The work is interesting, though never novel.

Everybody I know tells me programmers should change jobs every 2 years, but I feel like maybe I struck gold the first time?

3 comments

Don't "need" to change jobs, but ensure you're not complacent, under-paid, or unemployable elsewhere. Best way to do this is to regularly interview.

I advocate every 6-12 months, even (or especially if) you're happy where you are. There's virtually no downside to doing this except for an unpleasant vacation day. Worst case is you still have your job you like. Best case is you get an offer that gets you a raise (either where you are or with a better company).

(Doing this I've gotten about a 10% raise every year for the past ~8 years - sometimes changing jobs but usually just presenting an offer to current employer - and I'm not a rockstar interviewer or anything.)

Why change if you don't see benefit in it.

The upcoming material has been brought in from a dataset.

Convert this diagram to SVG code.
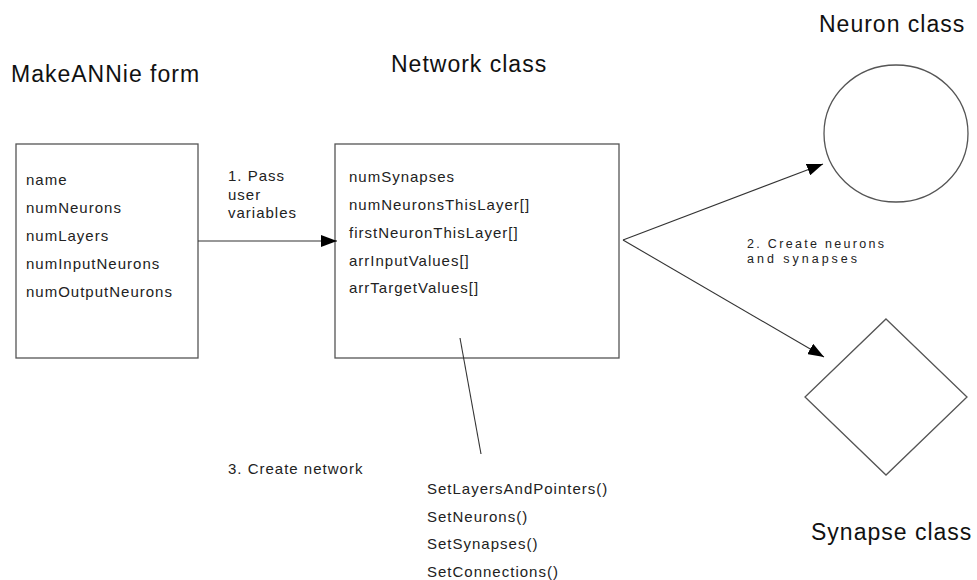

You won't know everything about your current work in two years, and you probably get the chance to do different things anyway.

Enjoy your good fortune and be grateful. A lot of people hate their jobs. Even programmers.

Just make sure you're always able to get a new job if necessary. Basic stuff like keep learning something useful, don't tie yourself too much financially, etc.

You don't need to change jobs, but you should change projects/technologies as time goes on. I've been at the same company for 10 years now and I keep growing, but only because I've been on different projects throughout (Winforms -> ASP.NET -> WPF -> Angular -> Knockout/Java -> React/Kotlin).